__EXERCISE__
Your task is to retype the lines between the line with "Clone this chart in Plotly." and the line with "label_y = [726, 602, 477, 341, 218, 92]", inclusive. Copy no pictures and no other lines.
>> Start DATA SECTION
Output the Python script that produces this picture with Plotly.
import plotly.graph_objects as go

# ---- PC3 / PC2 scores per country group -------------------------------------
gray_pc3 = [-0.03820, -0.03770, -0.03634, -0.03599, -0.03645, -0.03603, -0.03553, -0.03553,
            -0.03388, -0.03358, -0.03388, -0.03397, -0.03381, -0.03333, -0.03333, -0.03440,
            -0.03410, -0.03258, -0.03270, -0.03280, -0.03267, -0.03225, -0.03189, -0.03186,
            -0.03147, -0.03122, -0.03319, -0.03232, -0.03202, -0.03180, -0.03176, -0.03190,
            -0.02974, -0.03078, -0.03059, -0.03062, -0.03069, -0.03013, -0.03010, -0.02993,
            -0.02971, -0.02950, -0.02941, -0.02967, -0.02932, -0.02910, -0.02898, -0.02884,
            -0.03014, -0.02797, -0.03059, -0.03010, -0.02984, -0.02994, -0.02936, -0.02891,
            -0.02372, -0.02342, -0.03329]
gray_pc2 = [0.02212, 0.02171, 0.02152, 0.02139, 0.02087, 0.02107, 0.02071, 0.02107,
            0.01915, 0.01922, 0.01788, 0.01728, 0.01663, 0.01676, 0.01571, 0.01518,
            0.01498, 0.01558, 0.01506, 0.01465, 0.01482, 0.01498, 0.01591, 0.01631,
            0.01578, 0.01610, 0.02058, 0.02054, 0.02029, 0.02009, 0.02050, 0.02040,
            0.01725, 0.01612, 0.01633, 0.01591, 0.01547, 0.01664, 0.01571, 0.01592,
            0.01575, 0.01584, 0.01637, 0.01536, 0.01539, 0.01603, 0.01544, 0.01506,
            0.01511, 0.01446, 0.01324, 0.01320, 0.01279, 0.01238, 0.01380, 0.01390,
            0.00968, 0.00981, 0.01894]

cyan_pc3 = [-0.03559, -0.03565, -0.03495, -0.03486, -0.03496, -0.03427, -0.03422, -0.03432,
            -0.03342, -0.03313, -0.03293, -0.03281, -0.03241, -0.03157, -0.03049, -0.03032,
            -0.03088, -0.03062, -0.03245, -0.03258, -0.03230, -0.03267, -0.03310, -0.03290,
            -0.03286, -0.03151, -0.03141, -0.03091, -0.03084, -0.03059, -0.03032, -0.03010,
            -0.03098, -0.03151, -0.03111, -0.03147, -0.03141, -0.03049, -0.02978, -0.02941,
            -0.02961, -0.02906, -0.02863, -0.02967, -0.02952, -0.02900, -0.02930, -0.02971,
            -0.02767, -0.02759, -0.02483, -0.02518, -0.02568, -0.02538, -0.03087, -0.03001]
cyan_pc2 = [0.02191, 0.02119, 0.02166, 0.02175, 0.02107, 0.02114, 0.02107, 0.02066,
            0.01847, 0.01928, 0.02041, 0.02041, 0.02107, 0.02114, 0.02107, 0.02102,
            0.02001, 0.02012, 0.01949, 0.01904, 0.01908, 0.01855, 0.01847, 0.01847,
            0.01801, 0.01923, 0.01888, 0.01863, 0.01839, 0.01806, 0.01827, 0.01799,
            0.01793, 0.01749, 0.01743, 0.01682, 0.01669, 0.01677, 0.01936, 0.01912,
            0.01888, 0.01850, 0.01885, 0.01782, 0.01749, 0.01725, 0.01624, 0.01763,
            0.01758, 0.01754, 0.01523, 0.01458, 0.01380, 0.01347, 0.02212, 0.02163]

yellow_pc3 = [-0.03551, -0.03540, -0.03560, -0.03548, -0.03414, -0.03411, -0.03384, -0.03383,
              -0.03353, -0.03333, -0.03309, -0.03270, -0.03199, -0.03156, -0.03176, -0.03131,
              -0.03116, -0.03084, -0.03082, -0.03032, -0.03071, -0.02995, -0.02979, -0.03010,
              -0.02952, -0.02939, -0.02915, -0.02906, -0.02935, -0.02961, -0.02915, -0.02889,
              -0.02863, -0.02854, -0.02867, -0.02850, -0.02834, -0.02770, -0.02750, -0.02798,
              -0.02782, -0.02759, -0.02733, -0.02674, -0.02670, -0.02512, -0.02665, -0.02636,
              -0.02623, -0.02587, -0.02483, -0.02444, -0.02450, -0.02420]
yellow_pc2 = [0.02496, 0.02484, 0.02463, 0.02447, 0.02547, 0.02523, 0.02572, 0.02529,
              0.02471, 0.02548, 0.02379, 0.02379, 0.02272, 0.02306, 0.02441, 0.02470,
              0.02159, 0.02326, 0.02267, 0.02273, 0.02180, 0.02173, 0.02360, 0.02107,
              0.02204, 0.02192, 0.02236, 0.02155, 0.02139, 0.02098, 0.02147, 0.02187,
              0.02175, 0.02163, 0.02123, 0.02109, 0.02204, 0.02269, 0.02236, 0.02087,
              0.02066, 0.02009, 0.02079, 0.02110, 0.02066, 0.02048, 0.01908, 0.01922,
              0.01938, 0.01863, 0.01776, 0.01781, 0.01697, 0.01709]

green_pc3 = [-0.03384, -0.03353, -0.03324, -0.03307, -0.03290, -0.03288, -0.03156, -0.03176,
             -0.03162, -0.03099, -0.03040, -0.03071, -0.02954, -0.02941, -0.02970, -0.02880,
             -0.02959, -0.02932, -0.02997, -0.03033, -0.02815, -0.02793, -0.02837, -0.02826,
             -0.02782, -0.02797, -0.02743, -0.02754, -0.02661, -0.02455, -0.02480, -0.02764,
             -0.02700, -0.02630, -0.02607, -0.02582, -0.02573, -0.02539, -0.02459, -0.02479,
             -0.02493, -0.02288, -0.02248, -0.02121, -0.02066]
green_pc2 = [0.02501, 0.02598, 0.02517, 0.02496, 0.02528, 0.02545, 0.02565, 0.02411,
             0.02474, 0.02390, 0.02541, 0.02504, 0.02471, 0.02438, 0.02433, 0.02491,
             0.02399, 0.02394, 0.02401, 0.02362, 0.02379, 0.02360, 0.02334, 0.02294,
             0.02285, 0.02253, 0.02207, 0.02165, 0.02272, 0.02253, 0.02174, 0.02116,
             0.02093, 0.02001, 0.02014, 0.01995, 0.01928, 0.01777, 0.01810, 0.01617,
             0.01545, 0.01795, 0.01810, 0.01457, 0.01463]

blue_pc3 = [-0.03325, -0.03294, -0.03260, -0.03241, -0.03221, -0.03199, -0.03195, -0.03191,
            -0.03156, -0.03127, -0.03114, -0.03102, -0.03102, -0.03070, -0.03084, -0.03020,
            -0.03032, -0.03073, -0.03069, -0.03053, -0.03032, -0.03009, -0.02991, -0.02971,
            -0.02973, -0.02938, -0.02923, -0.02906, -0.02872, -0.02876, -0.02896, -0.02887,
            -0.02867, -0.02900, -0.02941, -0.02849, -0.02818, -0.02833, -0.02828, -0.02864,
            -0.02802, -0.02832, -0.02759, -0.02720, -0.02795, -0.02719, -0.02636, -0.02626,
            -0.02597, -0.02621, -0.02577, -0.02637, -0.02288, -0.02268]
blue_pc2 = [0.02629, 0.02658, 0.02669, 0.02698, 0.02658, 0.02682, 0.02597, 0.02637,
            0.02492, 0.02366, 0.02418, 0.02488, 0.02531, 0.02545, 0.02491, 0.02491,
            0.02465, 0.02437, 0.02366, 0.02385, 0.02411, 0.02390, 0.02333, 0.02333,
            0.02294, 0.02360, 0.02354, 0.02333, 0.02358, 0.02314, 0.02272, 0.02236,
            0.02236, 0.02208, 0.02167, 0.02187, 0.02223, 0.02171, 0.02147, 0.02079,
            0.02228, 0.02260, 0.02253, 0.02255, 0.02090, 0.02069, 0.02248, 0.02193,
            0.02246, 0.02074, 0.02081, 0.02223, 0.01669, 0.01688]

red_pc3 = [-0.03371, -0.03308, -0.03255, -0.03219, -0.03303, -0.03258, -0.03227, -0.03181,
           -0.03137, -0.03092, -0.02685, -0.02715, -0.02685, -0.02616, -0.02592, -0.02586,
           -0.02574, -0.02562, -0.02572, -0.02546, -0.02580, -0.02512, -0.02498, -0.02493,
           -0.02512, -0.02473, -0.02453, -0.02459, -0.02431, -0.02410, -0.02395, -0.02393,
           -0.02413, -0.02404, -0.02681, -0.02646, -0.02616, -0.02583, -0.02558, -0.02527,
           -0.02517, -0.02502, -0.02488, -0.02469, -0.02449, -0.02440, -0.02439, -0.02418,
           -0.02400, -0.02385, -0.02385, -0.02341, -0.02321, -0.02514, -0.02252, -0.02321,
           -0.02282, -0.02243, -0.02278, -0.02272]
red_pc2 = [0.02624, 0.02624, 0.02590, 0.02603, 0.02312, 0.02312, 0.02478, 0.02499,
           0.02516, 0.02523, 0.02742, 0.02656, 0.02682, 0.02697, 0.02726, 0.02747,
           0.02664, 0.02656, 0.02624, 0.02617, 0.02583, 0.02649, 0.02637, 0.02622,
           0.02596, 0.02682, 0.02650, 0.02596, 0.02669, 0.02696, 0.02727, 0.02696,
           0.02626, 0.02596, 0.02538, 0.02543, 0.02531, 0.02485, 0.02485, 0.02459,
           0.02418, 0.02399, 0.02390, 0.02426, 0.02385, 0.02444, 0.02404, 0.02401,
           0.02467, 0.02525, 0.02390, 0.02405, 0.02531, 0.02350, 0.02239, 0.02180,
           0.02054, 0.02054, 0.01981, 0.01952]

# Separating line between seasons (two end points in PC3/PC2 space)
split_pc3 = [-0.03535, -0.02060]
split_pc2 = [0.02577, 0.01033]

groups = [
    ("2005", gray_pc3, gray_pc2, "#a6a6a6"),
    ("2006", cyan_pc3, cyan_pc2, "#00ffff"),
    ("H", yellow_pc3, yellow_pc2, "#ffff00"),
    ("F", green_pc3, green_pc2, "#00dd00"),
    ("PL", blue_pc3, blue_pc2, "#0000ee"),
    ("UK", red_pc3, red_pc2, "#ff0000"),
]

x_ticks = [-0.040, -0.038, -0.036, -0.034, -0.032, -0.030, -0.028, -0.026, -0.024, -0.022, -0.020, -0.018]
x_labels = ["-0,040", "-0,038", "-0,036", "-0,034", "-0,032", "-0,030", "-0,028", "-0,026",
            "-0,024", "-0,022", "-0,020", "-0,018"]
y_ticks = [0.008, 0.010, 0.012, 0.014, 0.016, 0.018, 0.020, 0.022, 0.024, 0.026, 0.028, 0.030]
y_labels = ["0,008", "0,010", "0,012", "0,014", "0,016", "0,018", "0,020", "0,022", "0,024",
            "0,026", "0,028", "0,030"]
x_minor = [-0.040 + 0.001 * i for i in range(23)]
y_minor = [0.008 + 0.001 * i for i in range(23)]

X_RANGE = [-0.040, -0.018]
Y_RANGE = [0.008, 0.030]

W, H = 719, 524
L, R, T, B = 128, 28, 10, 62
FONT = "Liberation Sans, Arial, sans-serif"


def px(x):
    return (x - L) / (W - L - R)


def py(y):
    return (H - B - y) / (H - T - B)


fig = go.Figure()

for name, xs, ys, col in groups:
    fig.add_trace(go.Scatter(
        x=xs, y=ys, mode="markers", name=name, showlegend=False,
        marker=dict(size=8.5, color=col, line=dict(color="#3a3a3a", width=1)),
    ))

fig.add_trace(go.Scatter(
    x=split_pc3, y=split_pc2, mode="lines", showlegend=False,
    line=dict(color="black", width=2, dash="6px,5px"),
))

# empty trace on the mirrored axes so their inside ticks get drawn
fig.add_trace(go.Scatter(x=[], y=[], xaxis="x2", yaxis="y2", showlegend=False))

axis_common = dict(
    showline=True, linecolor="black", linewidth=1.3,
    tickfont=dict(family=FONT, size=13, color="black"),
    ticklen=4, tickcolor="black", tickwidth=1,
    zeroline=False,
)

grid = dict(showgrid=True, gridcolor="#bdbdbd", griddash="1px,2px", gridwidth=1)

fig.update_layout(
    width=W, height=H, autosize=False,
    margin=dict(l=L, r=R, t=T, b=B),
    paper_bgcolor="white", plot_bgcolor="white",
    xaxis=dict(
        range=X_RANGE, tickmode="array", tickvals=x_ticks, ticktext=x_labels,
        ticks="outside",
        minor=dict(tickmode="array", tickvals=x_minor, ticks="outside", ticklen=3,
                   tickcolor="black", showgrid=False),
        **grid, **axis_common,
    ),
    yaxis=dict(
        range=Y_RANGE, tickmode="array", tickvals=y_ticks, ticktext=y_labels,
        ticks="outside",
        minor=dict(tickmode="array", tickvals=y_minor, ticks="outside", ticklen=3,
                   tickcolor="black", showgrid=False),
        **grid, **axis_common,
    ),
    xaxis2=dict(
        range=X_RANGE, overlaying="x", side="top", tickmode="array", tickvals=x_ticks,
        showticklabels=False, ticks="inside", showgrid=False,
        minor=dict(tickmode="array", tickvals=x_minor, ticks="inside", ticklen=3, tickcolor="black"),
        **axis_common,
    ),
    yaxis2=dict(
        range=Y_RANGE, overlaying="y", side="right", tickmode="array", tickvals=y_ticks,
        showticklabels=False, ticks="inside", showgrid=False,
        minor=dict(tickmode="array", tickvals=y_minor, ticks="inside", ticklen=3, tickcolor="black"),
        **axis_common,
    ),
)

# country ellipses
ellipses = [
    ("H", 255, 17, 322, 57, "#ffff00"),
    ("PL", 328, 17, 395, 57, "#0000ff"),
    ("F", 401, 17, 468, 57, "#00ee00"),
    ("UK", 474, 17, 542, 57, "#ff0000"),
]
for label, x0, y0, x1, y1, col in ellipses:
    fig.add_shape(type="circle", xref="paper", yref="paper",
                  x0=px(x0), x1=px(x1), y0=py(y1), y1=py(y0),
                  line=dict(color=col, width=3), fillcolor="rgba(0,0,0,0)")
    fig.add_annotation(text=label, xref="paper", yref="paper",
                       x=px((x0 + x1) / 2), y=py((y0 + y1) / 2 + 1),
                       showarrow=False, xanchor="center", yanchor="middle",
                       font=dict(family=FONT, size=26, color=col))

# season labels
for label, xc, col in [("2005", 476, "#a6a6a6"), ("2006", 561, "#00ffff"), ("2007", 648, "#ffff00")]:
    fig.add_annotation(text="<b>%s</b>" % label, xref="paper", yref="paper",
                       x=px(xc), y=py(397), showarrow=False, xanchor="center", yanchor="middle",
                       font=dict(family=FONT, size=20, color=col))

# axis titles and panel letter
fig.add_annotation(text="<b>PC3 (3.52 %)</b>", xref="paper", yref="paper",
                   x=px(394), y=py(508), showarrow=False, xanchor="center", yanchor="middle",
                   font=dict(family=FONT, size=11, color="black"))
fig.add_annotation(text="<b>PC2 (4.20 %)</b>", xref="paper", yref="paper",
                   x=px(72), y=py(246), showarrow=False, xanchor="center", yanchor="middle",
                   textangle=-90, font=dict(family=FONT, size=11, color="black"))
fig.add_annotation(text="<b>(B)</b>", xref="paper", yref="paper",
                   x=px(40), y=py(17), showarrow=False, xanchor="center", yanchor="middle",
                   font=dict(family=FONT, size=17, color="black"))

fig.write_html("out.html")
>> End DATA SECTION
>> Start DATA SECTION
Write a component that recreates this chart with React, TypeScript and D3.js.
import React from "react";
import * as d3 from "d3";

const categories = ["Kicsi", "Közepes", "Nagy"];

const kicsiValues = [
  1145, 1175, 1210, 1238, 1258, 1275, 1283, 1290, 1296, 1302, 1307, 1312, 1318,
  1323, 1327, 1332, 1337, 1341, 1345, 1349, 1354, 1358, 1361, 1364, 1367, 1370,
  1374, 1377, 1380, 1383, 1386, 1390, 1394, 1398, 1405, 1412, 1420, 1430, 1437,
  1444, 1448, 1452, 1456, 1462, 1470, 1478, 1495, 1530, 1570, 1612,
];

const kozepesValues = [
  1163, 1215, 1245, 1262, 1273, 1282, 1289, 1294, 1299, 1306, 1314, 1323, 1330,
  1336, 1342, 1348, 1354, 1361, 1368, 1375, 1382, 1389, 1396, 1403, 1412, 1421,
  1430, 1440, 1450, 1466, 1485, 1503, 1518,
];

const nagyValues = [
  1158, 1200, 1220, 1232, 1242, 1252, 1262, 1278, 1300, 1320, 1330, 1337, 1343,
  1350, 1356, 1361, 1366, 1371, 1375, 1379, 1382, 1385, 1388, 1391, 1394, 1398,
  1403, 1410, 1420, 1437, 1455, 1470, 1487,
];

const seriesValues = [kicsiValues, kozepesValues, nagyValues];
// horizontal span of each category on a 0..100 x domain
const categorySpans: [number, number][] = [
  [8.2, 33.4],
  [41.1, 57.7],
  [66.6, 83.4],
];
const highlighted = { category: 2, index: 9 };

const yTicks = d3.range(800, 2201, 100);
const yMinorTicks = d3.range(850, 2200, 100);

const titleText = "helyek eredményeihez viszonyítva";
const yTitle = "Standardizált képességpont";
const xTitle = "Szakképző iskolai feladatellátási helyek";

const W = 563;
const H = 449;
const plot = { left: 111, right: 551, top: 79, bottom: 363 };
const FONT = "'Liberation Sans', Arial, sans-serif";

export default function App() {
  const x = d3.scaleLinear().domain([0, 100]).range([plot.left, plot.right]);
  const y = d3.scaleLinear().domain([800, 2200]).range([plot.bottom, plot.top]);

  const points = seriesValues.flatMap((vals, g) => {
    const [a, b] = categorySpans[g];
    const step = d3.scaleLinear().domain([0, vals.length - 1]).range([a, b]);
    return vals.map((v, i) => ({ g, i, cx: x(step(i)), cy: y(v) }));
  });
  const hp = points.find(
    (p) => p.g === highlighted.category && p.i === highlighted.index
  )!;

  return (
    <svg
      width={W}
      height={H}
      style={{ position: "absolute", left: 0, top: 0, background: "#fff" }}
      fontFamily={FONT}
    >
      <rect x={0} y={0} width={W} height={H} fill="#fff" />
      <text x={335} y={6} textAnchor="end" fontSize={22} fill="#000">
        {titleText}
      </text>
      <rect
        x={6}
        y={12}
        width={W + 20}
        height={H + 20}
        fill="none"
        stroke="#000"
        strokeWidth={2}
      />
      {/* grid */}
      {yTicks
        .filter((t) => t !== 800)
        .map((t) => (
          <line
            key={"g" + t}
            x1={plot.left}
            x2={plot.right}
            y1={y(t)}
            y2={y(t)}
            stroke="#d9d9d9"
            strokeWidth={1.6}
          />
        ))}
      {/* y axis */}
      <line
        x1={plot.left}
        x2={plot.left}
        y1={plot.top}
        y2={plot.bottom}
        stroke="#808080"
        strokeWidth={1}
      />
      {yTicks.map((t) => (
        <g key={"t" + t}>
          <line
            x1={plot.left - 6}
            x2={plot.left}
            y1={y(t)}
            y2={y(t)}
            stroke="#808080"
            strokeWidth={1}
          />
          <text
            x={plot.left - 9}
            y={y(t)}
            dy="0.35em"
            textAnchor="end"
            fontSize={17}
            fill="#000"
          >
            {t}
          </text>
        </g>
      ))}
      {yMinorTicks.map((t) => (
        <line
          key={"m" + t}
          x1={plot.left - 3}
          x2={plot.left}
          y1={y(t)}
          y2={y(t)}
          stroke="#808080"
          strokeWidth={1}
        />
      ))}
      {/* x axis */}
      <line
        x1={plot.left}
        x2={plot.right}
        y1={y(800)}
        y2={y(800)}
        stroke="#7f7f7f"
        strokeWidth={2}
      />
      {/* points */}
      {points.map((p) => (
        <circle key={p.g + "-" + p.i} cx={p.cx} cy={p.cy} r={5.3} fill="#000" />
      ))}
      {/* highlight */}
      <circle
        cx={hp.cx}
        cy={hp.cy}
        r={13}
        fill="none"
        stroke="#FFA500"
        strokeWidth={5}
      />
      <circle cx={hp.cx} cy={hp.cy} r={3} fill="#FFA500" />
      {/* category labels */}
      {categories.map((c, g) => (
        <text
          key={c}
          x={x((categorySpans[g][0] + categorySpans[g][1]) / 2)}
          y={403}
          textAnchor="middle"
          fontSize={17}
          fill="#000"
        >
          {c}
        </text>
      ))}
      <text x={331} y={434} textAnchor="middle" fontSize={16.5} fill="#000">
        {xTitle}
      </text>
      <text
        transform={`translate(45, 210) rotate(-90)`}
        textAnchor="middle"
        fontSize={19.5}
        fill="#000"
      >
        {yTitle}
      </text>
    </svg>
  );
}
>> End DATA SECTION
>> Start DATA SECTION
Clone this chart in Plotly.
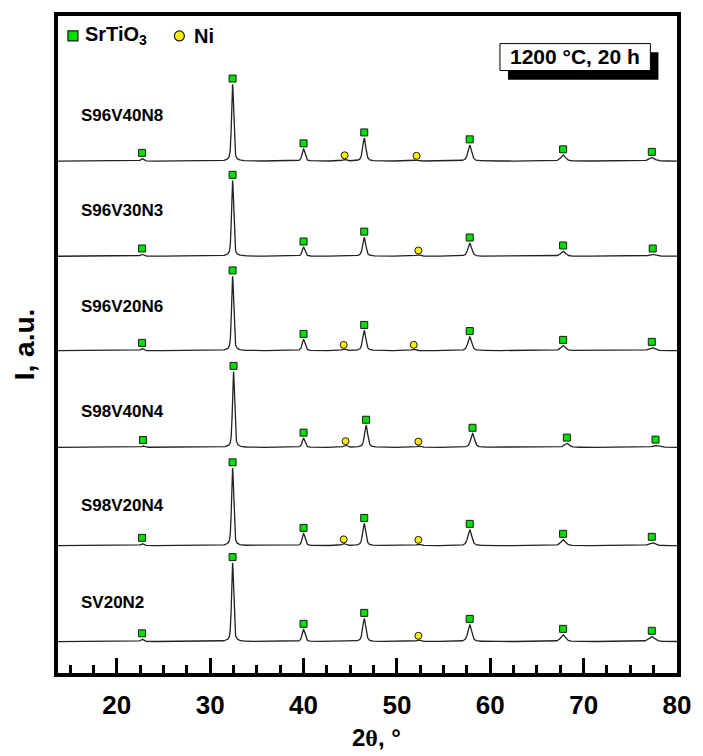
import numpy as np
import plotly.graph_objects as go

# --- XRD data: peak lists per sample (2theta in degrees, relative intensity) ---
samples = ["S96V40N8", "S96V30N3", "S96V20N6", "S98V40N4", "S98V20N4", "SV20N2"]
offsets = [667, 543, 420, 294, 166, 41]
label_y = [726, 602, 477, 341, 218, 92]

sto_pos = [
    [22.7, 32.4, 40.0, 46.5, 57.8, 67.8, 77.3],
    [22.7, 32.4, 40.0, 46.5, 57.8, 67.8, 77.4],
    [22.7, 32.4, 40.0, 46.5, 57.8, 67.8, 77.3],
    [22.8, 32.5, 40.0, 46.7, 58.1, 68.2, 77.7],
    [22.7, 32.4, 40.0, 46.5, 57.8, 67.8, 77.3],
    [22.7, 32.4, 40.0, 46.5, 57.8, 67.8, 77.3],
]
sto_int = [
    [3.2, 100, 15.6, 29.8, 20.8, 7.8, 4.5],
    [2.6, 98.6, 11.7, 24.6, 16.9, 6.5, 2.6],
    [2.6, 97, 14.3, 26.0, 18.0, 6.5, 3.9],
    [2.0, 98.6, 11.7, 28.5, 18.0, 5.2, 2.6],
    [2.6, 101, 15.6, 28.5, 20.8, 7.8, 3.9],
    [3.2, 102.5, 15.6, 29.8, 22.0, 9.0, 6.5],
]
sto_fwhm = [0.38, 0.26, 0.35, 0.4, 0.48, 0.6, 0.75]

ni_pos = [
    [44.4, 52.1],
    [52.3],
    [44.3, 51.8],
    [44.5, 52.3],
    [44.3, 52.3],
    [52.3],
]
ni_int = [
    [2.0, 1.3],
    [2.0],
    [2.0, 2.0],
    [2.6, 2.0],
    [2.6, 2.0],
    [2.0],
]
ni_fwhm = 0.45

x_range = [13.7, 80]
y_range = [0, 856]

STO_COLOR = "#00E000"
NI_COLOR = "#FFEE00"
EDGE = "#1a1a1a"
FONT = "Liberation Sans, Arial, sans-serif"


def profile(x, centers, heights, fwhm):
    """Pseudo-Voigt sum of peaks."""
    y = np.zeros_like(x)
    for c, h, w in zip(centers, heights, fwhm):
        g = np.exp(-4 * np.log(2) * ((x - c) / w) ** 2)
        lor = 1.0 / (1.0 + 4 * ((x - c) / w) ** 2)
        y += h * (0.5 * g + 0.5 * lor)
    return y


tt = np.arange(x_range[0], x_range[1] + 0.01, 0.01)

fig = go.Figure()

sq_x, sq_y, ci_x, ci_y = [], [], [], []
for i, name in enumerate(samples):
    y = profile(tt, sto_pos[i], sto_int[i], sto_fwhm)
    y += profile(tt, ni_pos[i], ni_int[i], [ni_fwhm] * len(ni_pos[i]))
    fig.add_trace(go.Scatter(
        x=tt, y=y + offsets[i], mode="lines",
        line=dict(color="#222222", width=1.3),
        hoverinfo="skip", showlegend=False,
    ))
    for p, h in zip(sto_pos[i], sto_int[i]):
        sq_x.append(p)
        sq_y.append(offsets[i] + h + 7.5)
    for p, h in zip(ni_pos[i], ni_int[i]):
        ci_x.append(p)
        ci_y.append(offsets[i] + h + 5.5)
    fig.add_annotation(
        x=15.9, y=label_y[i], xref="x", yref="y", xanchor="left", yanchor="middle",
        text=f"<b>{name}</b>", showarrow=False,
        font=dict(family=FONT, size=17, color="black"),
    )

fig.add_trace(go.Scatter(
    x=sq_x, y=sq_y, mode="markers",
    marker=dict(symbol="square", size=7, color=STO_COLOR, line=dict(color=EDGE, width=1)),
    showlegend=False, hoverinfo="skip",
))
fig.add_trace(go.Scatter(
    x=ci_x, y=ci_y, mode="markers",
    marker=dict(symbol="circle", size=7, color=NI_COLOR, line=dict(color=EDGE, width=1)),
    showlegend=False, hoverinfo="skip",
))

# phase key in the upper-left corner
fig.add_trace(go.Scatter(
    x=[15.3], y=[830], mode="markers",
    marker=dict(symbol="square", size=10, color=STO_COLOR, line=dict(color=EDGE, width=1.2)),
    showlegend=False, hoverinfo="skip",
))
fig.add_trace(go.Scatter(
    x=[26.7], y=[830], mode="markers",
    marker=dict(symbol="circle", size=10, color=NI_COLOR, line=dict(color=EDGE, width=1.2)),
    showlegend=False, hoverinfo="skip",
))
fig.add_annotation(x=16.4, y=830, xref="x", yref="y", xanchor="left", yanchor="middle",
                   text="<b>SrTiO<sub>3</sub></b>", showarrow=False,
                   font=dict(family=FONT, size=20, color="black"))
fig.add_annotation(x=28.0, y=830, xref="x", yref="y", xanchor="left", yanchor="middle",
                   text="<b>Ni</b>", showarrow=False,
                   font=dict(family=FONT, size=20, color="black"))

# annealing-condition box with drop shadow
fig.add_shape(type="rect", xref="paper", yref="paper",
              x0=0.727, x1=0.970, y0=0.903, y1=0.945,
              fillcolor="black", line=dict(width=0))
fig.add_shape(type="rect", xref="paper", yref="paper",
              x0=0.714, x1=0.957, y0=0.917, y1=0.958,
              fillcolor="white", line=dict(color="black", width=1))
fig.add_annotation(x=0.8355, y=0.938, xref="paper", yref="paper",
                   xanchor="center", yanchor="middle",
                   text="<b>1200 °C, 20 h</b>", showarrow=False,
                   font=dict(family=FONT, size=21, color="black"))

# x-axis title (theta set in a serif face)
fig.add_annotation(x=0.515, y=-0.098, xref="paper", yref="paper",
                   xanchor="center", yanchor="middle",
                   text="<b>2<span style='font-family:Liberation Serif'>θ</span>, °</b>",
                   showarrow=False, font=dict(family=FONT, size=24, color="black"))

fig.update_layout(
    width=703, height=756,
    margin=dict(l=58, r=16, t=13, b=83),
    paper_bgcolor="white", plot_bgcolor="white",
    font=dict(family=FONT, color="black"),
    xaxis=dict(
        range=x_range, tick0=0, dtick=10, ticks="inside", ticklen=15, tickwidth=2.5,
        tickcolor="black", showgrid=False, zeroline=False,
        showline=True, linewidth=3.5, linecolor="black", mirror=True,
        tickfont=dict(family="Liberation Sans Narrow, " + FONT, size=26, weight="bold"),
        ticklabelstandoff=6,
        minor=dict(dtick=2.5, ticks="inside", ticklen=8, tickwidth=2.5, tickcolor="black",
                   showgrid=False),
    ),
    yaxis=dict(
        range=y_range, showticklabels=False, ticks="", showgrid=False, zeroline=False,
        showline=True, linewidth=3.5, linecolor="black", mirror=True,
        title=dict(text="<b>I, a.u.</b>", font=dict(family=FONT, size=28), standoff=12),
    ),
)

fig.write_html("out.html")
>> End DATA SECTION
__TASK OUTPUT__
Clone this chart in Plotly.
import numpy as np
import plotly.graph_objects as go

# --- XRD data: peak lists per sample (2theta in degrees, relative intensity) ---
samples = ["S96V40N8", "S96V30N3", "S96V20N6", "S98V40N4", "S98V20N4", "SV20N2"]
offsets = [667, 543, 420, 294, 166, 41]
label_y = [726, 602, 477, 341, 218, 92]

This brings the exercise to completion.